Separately, what is the cadence for adding liquid bleach to maintain FC levels? I know this is going to depend on the size of the pool, and location, among many other factors, but how often are we finding we need to add it? Once a week, a few times a week? Do you generally find a cadence to it without having to check your levels daily?

I'm at a FC and TC of 3 right now with my CYA now at about 35.
 
My PH is in the same spot, it did not go down, if it did it bounced back up within 24 hours
Did you verify it did what you expected after dosing ? With high/low PH, it may be further out of range than the color appears.

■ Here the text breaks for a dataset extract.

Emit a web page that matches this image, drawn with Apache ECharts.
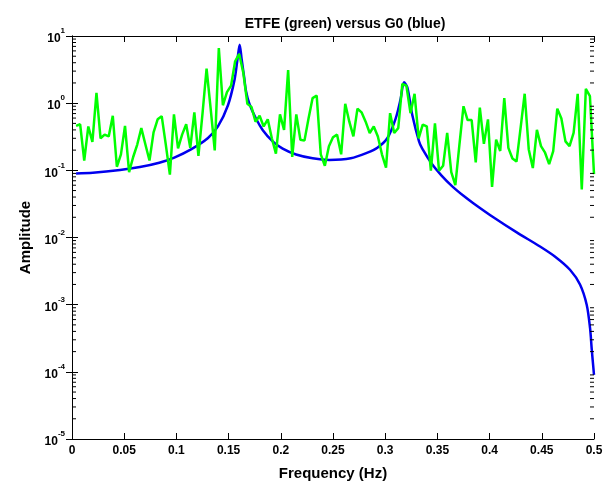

When it's not a 7, you need to check 15 mins after dosing/mixing. Repeat dose/test as necessary.
Do you generally find a cadence to it without having to check your levels daily?
Yes. But you need to get to know your pool and how it responds throughout the season first. After a while you'll expect the FC to be a X when you test it, and you'll be right or darn close more often than not. Then, because you have a feel for it, you can double dose and skip the in-between day. (Verifying the first day that it works until the second day). Fine tune as necessary.

It's ironic that a little more work now Makes for much less work later. And it becomes second nature QUICK. Most don't even mind it at that point.

I hated the going and getting the jugs. Testing and dosing is cake once the jugs are on site.